Exactly, and that's why some major advertisers would rather put their money into other forms of advertising than take potluck with Adwords and especially with AdSense. I can see this in my own sector, where big companies gravitate toward online display ads while AdSense text ads are used more by smaller companies and mom-and-pop businesses that have fewer advertising choices. There's some overlap between the markets, but not as much as there could be if advertisers had the option of selecting contextual-ad audiences that are likely to click for the right reasons (not just because the publisher has blended ads into the navigation bar or loaded pages with more ad units than content).
I don't think you will find the word "conscious" anywhere in the TOS, also the violator is not the surfer, but the publisher that called for the clicks.
Well, what I meant was that the surfer may not be aware that he or she is doing anything wrong. While many people may be aware that publisher sites are paid with clicks, they may not be aware that routine clicking can be interpreted as a policy violation. (After all, the casual surfer's model is that of TV or radio, where there is no penalty involved for listening or watching.)
True, the publisher is considered to be the violator.
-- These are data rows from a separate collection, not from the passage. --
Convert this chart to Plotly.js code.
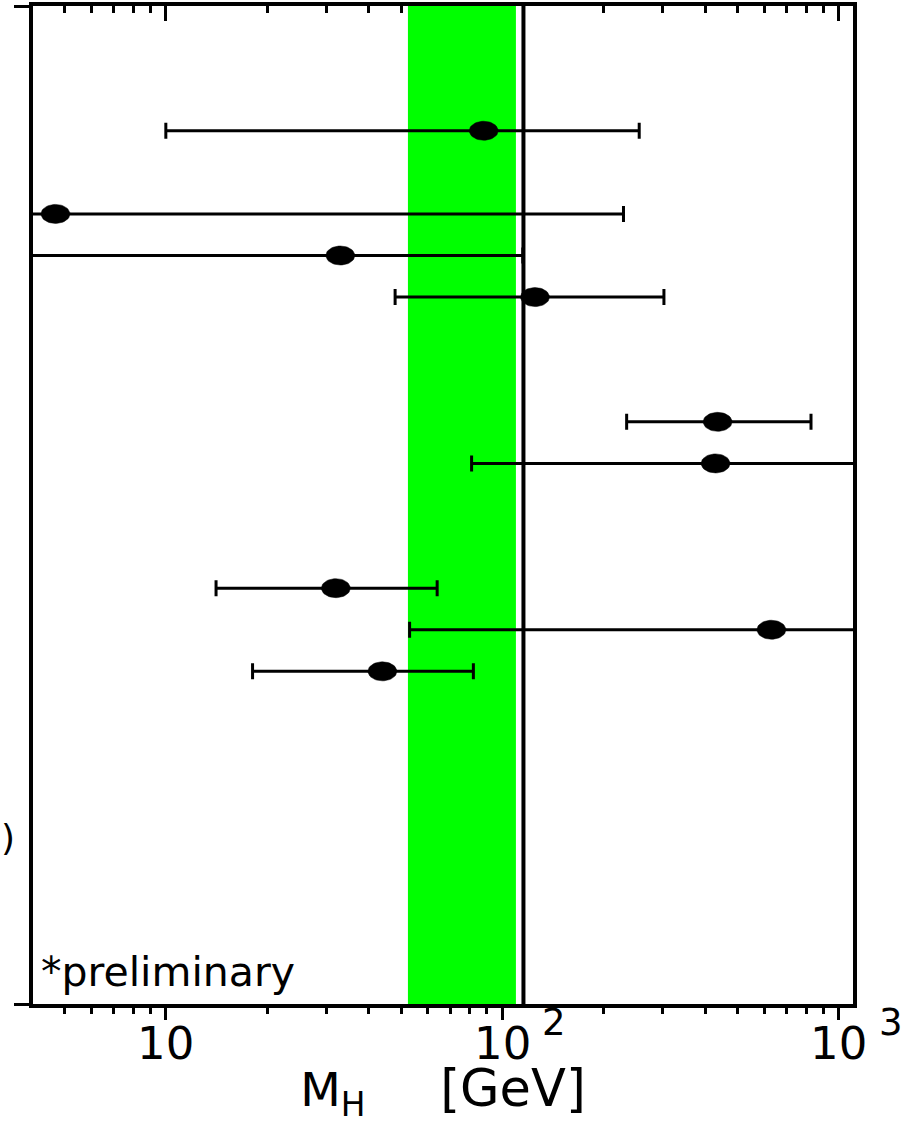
<!DOCTYPE html>
<html>
<head>
<meta charset="utf-8">
<script src="https://cdn.plot.ly/plotly-3.0.1.min.js"></script>
<style>html,body{margin:0;padding:0;background:#fff;}</style>
</head>
<body>
<div id="chart" style="width:915px;height:1124px;"></div>
<script>
// Row positions (top to bottom) and Higgs mass fits [GeV]
var rows    = [0, 2, 3, 4, 7, 8, 11, 12, 13];
var central = [88, 4.7, 33, 125, 436, 430, 32, 630, 44];
var lower   = [10, 3.0, 3.0, 48, 234, 81, 14.1, 53, 18.1];
var upper   = [255, 229, 115, 302, 826, 1500, 64, 1500, 82];

// Reference band and line
var bandRange = [52.4, 109.7];
var refLine = 115.5;

// Axis ticks
var majorTicks = [10, 100, 1000];
var tickBase = ["10", "10", "10"];
var tickExp = ["", "2", "3"];
var minorTicks = [5, 6, 7, 8, 9, 20, 30, 40, 50, 60, 70, 80, 90, 200, 300, 400, 500, 600, 700, 800, 900];
var topMajorTicks = [10, 1000];
var topMinorTicks = [5, 6, 7, 8, 9, 20, 30, 40, 50, 200, 300, 400, 500, 600, 700, 800, 900];
var xRange = [4.03, 1101];
var yRange = [21, -3];

var FONT = "DejaVu Sans, Liberation Sans, Arial, sans-serif";

// marker ellipse half-sizes: decades (x, log axis) and rows (y)
var ellRx = 0.0431, ellRy = 0.2285;

var errPlus = central.map(function(c, i){ return upper[i] - c; });
var errMinus = central.map(function(c, i){ return c - lower[i]; });

// Build elliptical markers from the data points (one filled path per point)
var ex = [], ey = [];
central.forEach(function(c, i){
  for (var k = 0; k <= 48; k++) {
    var t = 2 * Math.PI * k / 48;
    ex.push(c * Math.pow(10, ellRx * Math.cos(t)));
    ey.push(rows[i] + ellRy * Math.sin(t));
  }
  ex.push(null); ey.push(null);
});

var traces = [
  {
    x: central, y: rows, type: 'scatter', mode: 'markers',
    marker: {color: 'black', size: 1},
    error_x: {type: 'data', symmetric: false, array: errPlus, arrayminus: errMinus,
              color: 'black', thickness: 3, width: 8},
    showlegend: false, hoverinfo: 'x+y'
  },
  {
    x: ex, y: ey, type: 'scatter', mode: 'lines', fill: 'toself', fillcolor: 'black',
    line: {color: 'black', width: 0.5}, connectgaps: false,
    showlegend: false, hoverinfo: 'skip'
  },
  {
    x: central, y: rows, type: 'scatter', mode: 'markers', xaxis: 'x2',
    marker: {color: 'rgba(0,0,0,0)', size: 1}, showlegend: false, hoverinfo: 'skip'
  }
];

var shapes = [
  {type: 'rect', xref: 'x', yref: 'paper', x0: bandRange[0], x1: bandRange[1], y0: 0, y1: 1,
   fillcolor: '#00ff00', line: {width: 0}, layer: 'below'},
  {type: 'line', xref: 'x', yref: 'paper', x0: refLine, x1: refLine, y0: 0, y1: 1,
   line: {color: 'black', width: 4}, layer: 'below'}
];

var annotations = [];
majorTicks.forEach(function(v, i){
  annotations.push({xref: 'x', yref: 'paper', x: Math.log10(v), y: 0, yshift: -39,
    xanchor: 'center', yanchor: 'middle', showarrow: false, text: tickBase[i],
    font: {family: FONT, size: 45, color: 'black'}});
  if (tickExp[i]) {
    annotations.push({xref: 'x', yref: 'paper', x: Math.log10(v), y: 0, yshift: -18, xshift: 38,
      xanchor: 'left', yanchor: 'middle', showarrow: false, text: tickExp[i],
      font: {family: FONT, size: 37, color: 'black'}});
  }
});
annotations.push({xref: 'paper', yref: 'paper', x: 0, y: 0, xshift: 6, yshift: 32,
  xanchor: 'left', yanchor: 'middle', showarrow: false, text: '*preliminary',
  font: {family: FONT, size: 41, color: 'black'}});
annotations.push({xref: 'paper', yref: 'y', x: 0, y: 17, xshift: -25,
  xanchor: 'center', yanchor: 'middle', showarrow: false, text: ')',
  font: {family: FONT, size: 36, color: 'black'}});

var layout = {
  width: 915, height: 1124,
  margin: {l: 33, r: 62, t: 6, b: 120, pad: 0},
  paper_bgcolor: 'white', plot_bgcolor: 'white',
  showlegend: false,
  xaxis: {
    type: 'log', range: xRange.map(Math.log10), showgrid: false, zeroline: false,
    showline: true, linecolor: 'black', linewidth: 4,
    ticks: 'outside', tickmode: 'array', tickvals: majorTicks, ticklen: 12, tickwidth: 3, tickcolor: 'black',
    showticklabels: false,
    minor: {tickmode: 'array', tickvals: minorTicks, ticks: 'outside', ticklen: 6, tickwidth: 3, tickcolor: 'black', showgrid: false},
    title: {text: 'M<sub>H</sub>\u00a0\u00a0\u00a0\u00a0\u00a0<span style="font-size:51px">[GeV]</span>', font: {family: FONT, size: 47, color: 'black'}, standoff: 86},
    automargin: false
  },
  xaxis2: {
    type: 'log', range: xRange.map(Math.log10), overlaying: 'x', side: 'top', anchor: 'y',
    showgrid: false, zeroline: false, showline: true, linecolor: 'black', linewidth: 4,
    ticks: 'inside', tickmode: 'array', tickvals: topMajorTicks, ticklen: 15, tickwidth: 3, tickcolor: 'black',
    showticklabels: false,
    minor: {tickmode: 'array', tickvals: topMinorTicks, ticks: 'inside', ticklen: 7, tickwidth: 3, tickcolor: 'black', showgrid: false}
  },
  yaxis: {
    range: yRange, showgrid: false, zeroline: false, showline: true, mirror: true,
    linecolor: 'black', linewidth: 4,
    ticks: 'outside', tickmode: 'array', tickvals: [-3, 21], ticklen: 15, tickwidth: 3, tickcolor: 'black',
    showticklabels: false
  },
  shapes: shapes,
  annotations: annotations
};

Plotly.newPlot('chart', traces, layout, {displayModeBar: false, staticPlot: true});
</script>
</body>
</html>
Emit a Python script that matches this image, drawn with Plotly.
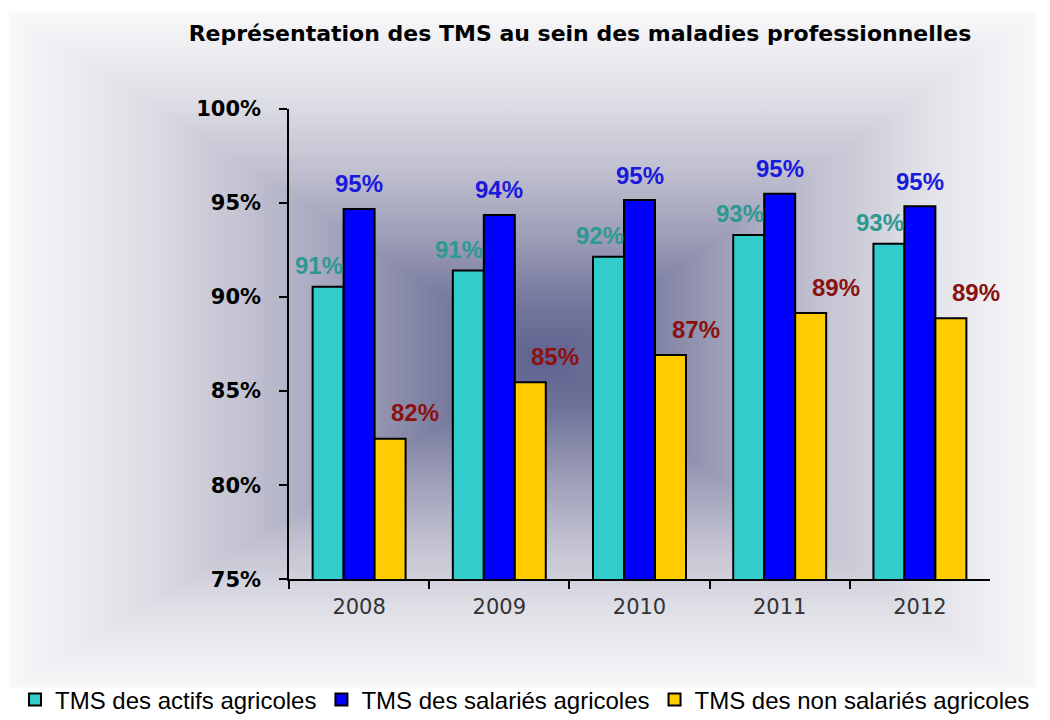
import base64
import plotly.graph_objects as go

# ---- data ----
years = ["2008", "2009", "2010", "2011", "2012"]
actifs = [90.54, 91.40, 92.13, 93.29, 92.82]
salaries = [94.67, 94.35, 95.14, 95.48, 94.81]
non_salaries = [82.46, 85.47, 86.91, 89.14, 88.86]
series_names = ["TMS des actifs agricoles", "TMS des salariés agricoles",
                "TMS des non salariés agricoles"]
title_text = "Représentation des TMS au sein des maladies professionnelles"

# ---- styles ----
W, H, OFF = 1050, 720, 8  # page body margin offset


def px(x):
    return (x - OFF) / W


def py(y):
    return 1 - (y - OFF) / H


bar_colors = ["#33CCCC", "#0000FF", "#FFCC00"]
label_colors = ["#2E9990", "#1A1ADD", "#8B1111"]
label_xshift = [-40, 0, 56]
label_yshift = [21, 25, 26]

# background: rectangular "from centre" gradient as an SVG image
x0, y0, x1, y1 = 10 - OFF, 12 - OFF, 1035 - OFF, 687 - OFF
cx, cy = 545 - OFF, 362 - OFF
stops = [(0.0, "rgb(95,98,142)"), (0.15, "rgb(113,116,154)"),
         (0.35, "rgb(155,156,182)"), (0.55, "rgb(192,192,208)"),
         (0.75, "rgb(222,222,230)"), (1.0, "rgb(248,248,250)")]
stop_xml = "".join(f'<stop offset="{o}" stop-color="{c}"/>' for o, c in stops)
grads = {
    "gt": (cx, cy, cx, y0), "gb": (cx, cy, cx, y1),
    "gl": (cx, cy, x0, cy), "gr": (cx, cy, x1, cy),
}
defs = "".join(
    f'<linearGradient id="{k}" gradientUnits="userSpaceOnUse" x1="{a}" y1="{b}" x2="{c}" y2="{d}">{stop_xml}</linearGradient>'
    for k, (a, b, c, d) in grads.items())
polys = {
    "gt": f"{x0},{y0} {x1},{y0} {cx},{cy}",
    "gb": f"{x0},{y1} {x1},{y1} {cx},{cy}",
    "gl": f"{x0},{y0} {x0},{y1} {cx},{cy}",
    "gr": f"{x1},{y0} {x1},{y1} {cx},{cy}",
}
shapes_xml = "".join(
    f'<polygon points="{p}" fill="url(#{k})" stroke="url(#{k})" stroke-width="1.5"/>'
    for k, p in polys.items())
svg = (f'<svg xmlns="http://www.w3.org/2000/svg" width="{W}" height="{H}" '
       f'viewBox="0 0 {W} {H}" preserveAspectRatio="none"><defs>{defs}</defs>'
       f'<rect x="0" y="0" width="{W}" height="{H}" fill="white"/>{shapes_xml}</svg>')
svg_uri = "data:image/svg+xml;base64," + base64.b64encode(svg.encode()).decode()

fig = go.Figure()
all_series = [actifs, salaries, non_salaries]
for name, vals, col in zip(series_names, all_series, bar_colors):
    fig.add_bar(x=years, y=vals, name=name,
                marker=dict(color=col, line=dict(color="black", width=2)))

annotations = []
for vals, lc, xs, ys in zip(all_series, label_colors, label_xshift, label_yshift):
    for i, v in enumerate(vals):
        annotations.append(dict(
            x=i, y=v, xref="x", yref="y", text=f"{round(v)}%", showarrow=False,
            xshift=xs, yshift=ys, yanchor="middle", xanchor="center",
            font=dict(family="Liberation Sans", size=24, color=lc, weight="bold")))

fig.update_layout(
    width=W, height=H,
    margin=dict(l=0, r=0, t=0, b=0, autoexpand=False),
    paper_bgcolor="white", plot_bgcolor="rgba(0,0,0,0)",
    images=[dict(source=svg_uri, xref="paper", yref="paper", x=0, y=1,
                 sizex=1, sizey=1, sizing="stretch", layer="below",
                 xanchor="left", yanchor="top")],
    title=dict(text=title_text, x=px(580), xanchor="center", y=py(33), yanchor="middle",
               font=dict(family="DejaVu Sans", size=22, color="black", weight="bold")),
    barmode="group", bargap=0.337, bargroupgap=0,
    xaxis=dict(domain=[px(289), px(990)], type="category",
               categoryorder="array", categoryarray=years,
               range=[-0.5, len(years) - 0.5], autorange=False,
               tickson="boundaries", ticks="outside", ticklen=8, tickwidth=1.5,
               tickcolor="black", showline=True, linecolor="black", linewidth=1.5,
               showgrid=False, ticklabelstandoff=8, tickangle=0,
               tickfont=dict(family="DejaVu Sans", size=21, color="#333333")),
    yaxis=dict(domain=[py(579.3), py(108.6)], range=[75, 100], dtick=5,
               ticksuffix="%", ticks="outside", ticklen=8, tickwidth=1.5,
               tickcolor="black", showline=True, linecolor="black", linewidth=1.5,
               showgrid=False, zeroline=False, ticklabelstandoff=14,
               tickfont=dict(family="DejaVu Sans", size=21, color="black", weight="bold")),
    legend=dict(orientation="h", x=px(525), xanchor="center", y=py(700), yanchor="middle",
                font=dict(family="Liberation Sans", size=24, color="black"),
                bgcolor="rgba(0,0,0,0)", itemwidth=30, traceorder="normal"),
    annotations=annotations,
    showlegend=True,
)

fig.write_html("out.html")
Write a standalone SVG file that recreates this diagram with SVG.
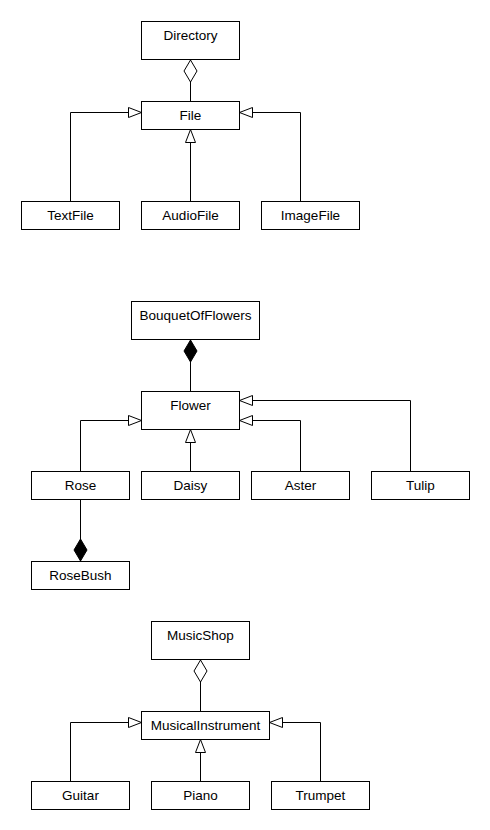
<svg xmlns="http://www.w3.org/2000/svg" width="490" height="830" viewBox="0 0 490 830">
<style>
.box{fill:#fff;stroke:#000;stroke-width:1}
.lbl{font-family:"Liberation Sans",Arial,sans-serif;font-size:13.5px;fill:#000;text-anchor:middle}
.conn{fill:none;stroke:#000;stroke-width:1}
</style>
<defs>
<marker id="gen" viewBox="0 0 13 10" refX="13" refY="5" markerWidth="13" markerHeight="10" markerUnits="userSpaceOnUse" orient="auto" overflow="visible">
<path d="M0,0 L13,5 L0,10 Z" fill="#fff" stroke="#000" stroke-width="1"/>
</marker>
<marker id="agg" viewBox="0 0 22 13" refX="22" refY="6.5" markerWidth="22" markerHeight="13" markerUnits="userSpaceOnUse" orient="auto" overflow="visible">
<path d="M0,6.5 L11,0 L22,6.5 L11,13 Z" fill="#fff" stroke="#000" stroke-width="1"/>
</marker>
<marker id="comp" viewBox="0 0 22 13" refX="22" refY="6.5" markerWidth="22" markerHeight="13" markerUnits="userSpaceOnUse" orient="auto" overflow="visible">
<path d="M0,6.5 L11,0 L22,6.5 L11,13 Z" fill="#000" stroke="#000" stroke-width="1"/>
</marker>
</defs>
<rect width="490" height="830" fill="#fff"/>
<g id="connectors">
<path class="conn" d="M190.5,101.5 V60" marker-end="url(#agg)"/>
<path class="conn" d="M70.5,201.5 V112.5 H141.5" marker-end="url(#gen)"/>
<path class="conn" d="M190.5,201.5 V129.5" marker-end="url(#gen)"/>
<path class="conn" d="M300.5,201.5 V112.5 H239.5" marker-end="url(#gen)"/>
<path class="conn" d="M190.5,391.5 V340" marker-end="url(#comp)"/>
<path class="conn" d="M80.5,471.5 V420.5 H141.5" marker-end="url(#gen)"/>
<path class="conn" d="M190.5,471.5 V429.5" marker-end="url(#gen)"/>
<path class="conn" d="M300.5,471.5 V420.5 H239.5" marker-end="url(#gen)"/>
<path class="conn" d="M410.5,471.5 V400.5 H239.5" marker-end="url(#gen)"/>
<path class="conn" d="M80.5,499.5 V561" marker-end="url(#comp)"/>
<path class="conn" d="M200.5,711.5 V660" marker-end="url(#agg)"/>
<path class="conn" d="M70.5,781.5 V722.5 H141.5" marker-end="url(#gen)"/>
<path class="conn" d="M200.5,781.5 V739.5" marker-end="url(#gen)"/>
<path class="conn" d="M320.5,781.5 V722.5 H269.5" marker-end="url(#gen)"/>
</g>
<g id="directory"><rect class="box" x="141.5" y="21.5" width="98" height="38"/><text class="lbl" x="190.5" y="39.5">Directory</text></g>
<g id="file"><rect class="box" x="141.5" y="101.5" width="98" height="28"/><text class="lbl" x="190.5" y="119.5">File</text></g>
<g id="textfile"><rect class="box" x="21.5" y="201.5" width="98" height="28"/><text class="lbl" x="70.5" y="219.5">TextFile</text></g>
<g id="audiofile"><rect class="box" x="141.5" y="201.5" width="98" height="28"/><text class="lbl" x="190.5" y="219.5">AudioFile</text></g>
<g id="imagefile"><rect class="box" x="261.5" y="201.5" width="98" height="28"/><text class="lbl" x="310.5" y="219.5">ImageFile</text></g>
<g id="bouquet"><rect class="box" x="131.5" y="301.5" width="128" height="38"/><text class="lbl" x="195.5" y="319.5">BouquetOfFlowers</text></g>
<g id="flower"><rect class="box" x="141.5" y="391.5" width="98" height="38"/><text class="lbl" x="190.5" y="409.5">Flower</text></g>
<g id="rose"><rect class="box" x="31.5" y="471.5" width="98" height="28"/><text class="lbl" x="80.5" y="489.5">Rose</text></g>
<g id="daisy"><rect class="box" x="141.5" y="471.5" width="98" height="28"/><text class="lbl" x="190.5" y="489.5">Daisy</text></g>
<g id="aster"><rect class="box" x="251.5" y="471.5" width="98" height="28"/><text class="lbl" x="300.5" y="489.5">Aster</text></g>
<g id="tulip"><rect class="box" x="371.5" y="471.5" width="98" height="28"/><text class="lbl" x="420.5" y="489.5">Tulip</text></g>
<g id="rosebush"><rect class="box" x="31.5" y="561.5" width="98" height="28"/><text class="lbl" x="80.5" y="579.5">RoseBush</text></g>
<g id="musicshop"><rect class="box" x="151.5" y="621.5" width="98" height="38"/><text class="lbl" x="200.5" y="639.5">MusicShop</text></g>
<g id="instrument"><rect class="box" x="141.5" y="711.5" width="128" height="28"/><text class="lbl" x="205.5" y="729.5">MusicalInstrument</text></g>
<g id="guitar"><rect class="box" x="31.5" y="781.5" width="98" height="28"/><text class="lbl" x="80.5" y="799.5">Guitar</text></g>
<g id="piano"><rect class="box" x="151.5" y="781.5" width="98" height="28"/><text class="lbl" x="200.5" y="799.5">Piano</text></g>
<g id="trumpet"><rect class="box" x="271.5" y="781.5" width="98" height="28"/><text class="lbl" x="320.5" y="799.5">Trumpet</text></g>
</svg>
The publisher cannot exercise full control over the well-meaning clickers.
It is explained in #7, and we are discussing why people click not what publishers think of Google or VS
Example: on a page about long term care insurance, an ad from AARP could carry a "trust" factor as opposed to an ad from unknown "everything-about-insurance" directories. Or in lodging/travel, an ad from Travelocity carries an element of trust against a field of "lowest airfares, discount travel, etc" entries.